Keynes, economista de largo recorrido en discusiones y tertulias y, sin embargo (o por ello), más citado que leído, dijo que «las personas prefieren equivocarse juntas que acertar a solas». Por más contraintuitivo que suene, es difícil rebatirlo. Los errores, arropados por la aceptación del grupo, saben casi a aciertos. Será que los aciertos (como otras cosas, que diría Trueba) están sobrevalorados.

No creo. Por mucho que la tendencia del momento sea disfrazar la verdad y usar el sesgo como forma de opinión, un acierto sigue siendo un acierto. Justo lo que el diccionario opone a la palabra «error». Los paños calientes sobran.

Las decisiones que he sentido más reconfortantes en mi vida profesional son justamente aquellas en las que me tuve que «enfrentar al mundo» para mantener mi opinión. Sobre todo, porque no era cuestión de cabezonería o terquedad o de un mal entendido orgullo, sino de una observación de la realidad y un análisis que termina convertido en criterio. Sabía que tenía razón y eso daba fuerzas para hacerlo. O, mejor dicho, intuía: cuando muchas personas a tu alrededor piensas que estás equivocado, que al menos no te detengas a pensarlo y a valorar si estás errado es, cuando menos, de necios.

Además, la recompensa, no crean, no suele ser gran cosa, más allá de (guardarte) el «ya te lo dije». Que además queda feo echar las cosas en cara, hombre. Tienes siempre en tu bagaje dos compañeros que te pueden servir fielmente en el futuro: la coherencia y la paciencia frente al grupo. No es botín escaso.

Porque, seamos honestos: a todos nos encanta Astérix, nos sentimos parte de la aldea gala, hemos disfrutado batiendo al gigante vestido con ropajes de (inútiles) romanos y ostentosos próceres del Imperio. Sí, grandes Uderzo y Goscinny. Pero si, en la realidad del día a día, nos preguntaran en qué lado querríamos estar, formando parte de un grupo escaso, mal entrenado, desordenado y con razones más o menos peregrinas; o, en cambio, asentados en una poderosa masa, civilizada, ordenada y, a todas luces, cargada de razones, ya sé que me han decir todos. Con los galos, ¿no? Pues no me lo creo, y aquí sí entra en juego la testarudez.

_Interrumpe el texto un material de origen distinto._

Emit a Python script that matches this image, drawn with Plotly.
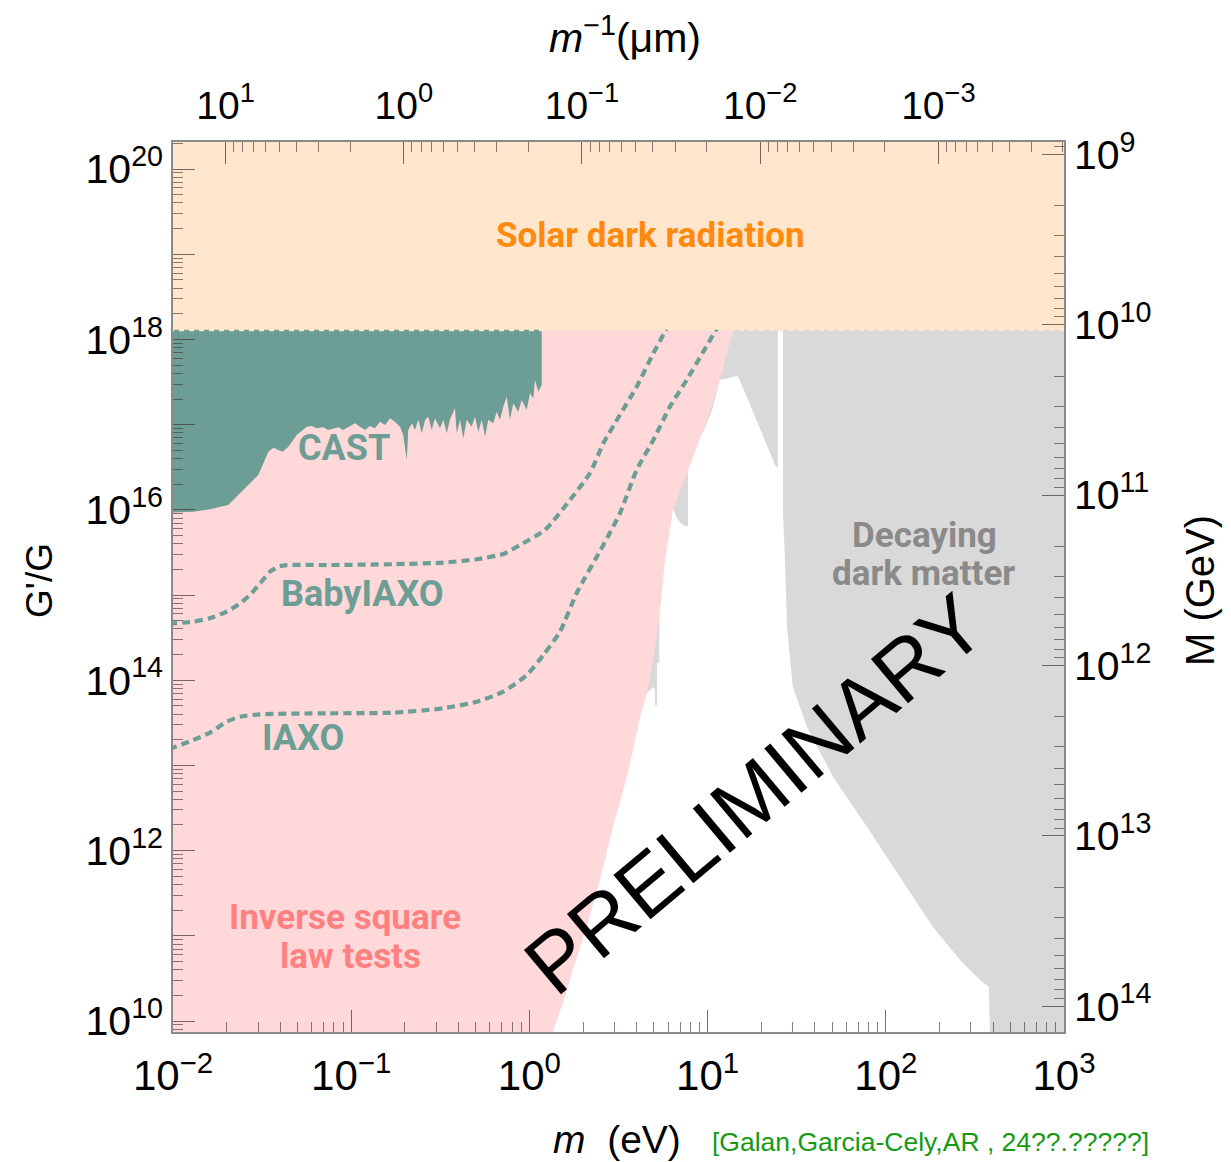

Los números no mienten. Cada vez más personas siguen exactamente el comportamiento de lo que otros (muchos) han hecho anteriormente. Da igual si están o no en lo cierto, son mayoría, así que en ellos deben descansar la razón. La economía, en este momento, sigue punto por punto esta senda; entre otras cosas, porque, aunque demos por disfrazarla de pura ciencia, no pasa de ser una ciencia social. Es decir, su estudio y razonamiento descansa en las veleidades del comportamiento humano.

Cada vez hay más plataformas que basan su éxito en la medición de la experiencia del usuario. ¿Cuál es su valor? Que el siguiente usuario se asiente en un acierto, que hará suyo, o un error, del que podrá sentirse liberado porque es un error común.

¿No se han parado a pensar en qué empiezan a escasear los intelectuales y han sido sustituidos por «líderes de opinión»? Desde luego, no tengo nada en contra de los segundos, en muchos dinamizadores o --incluso-- luchadores por una idea que se visualiza a través de ellos a la sociedad. Activistas que han abrazado causas que merecen ser defendidas y puestas en el lugar del debate público. Los ejemplos, múltiples y variados, los dejo a su elección. Sin embargo, los intelectuales, escritores, filósofos, periodistas, van cediendo su antaño lugar. Porque son más incómodos, viven en su propia coherencia, pueden ser incongruentes. No puedes sumarte a su carro sin más, sin tener tu propia visión crítica, sin leer entre líneas. Y no, ya no estamos para eso: quiero una causa y defenderla sin (asomo de) crítica.

Que sí, que mucha aldea gala y tal. Pero debe hacer un frío allí tremendo, mejor asentados y descansados en la opinión de la mayoría (muchas veces disfrazada de una minoría, las personas a las que queremos creer). Nos sobra hasta la pócima mágica.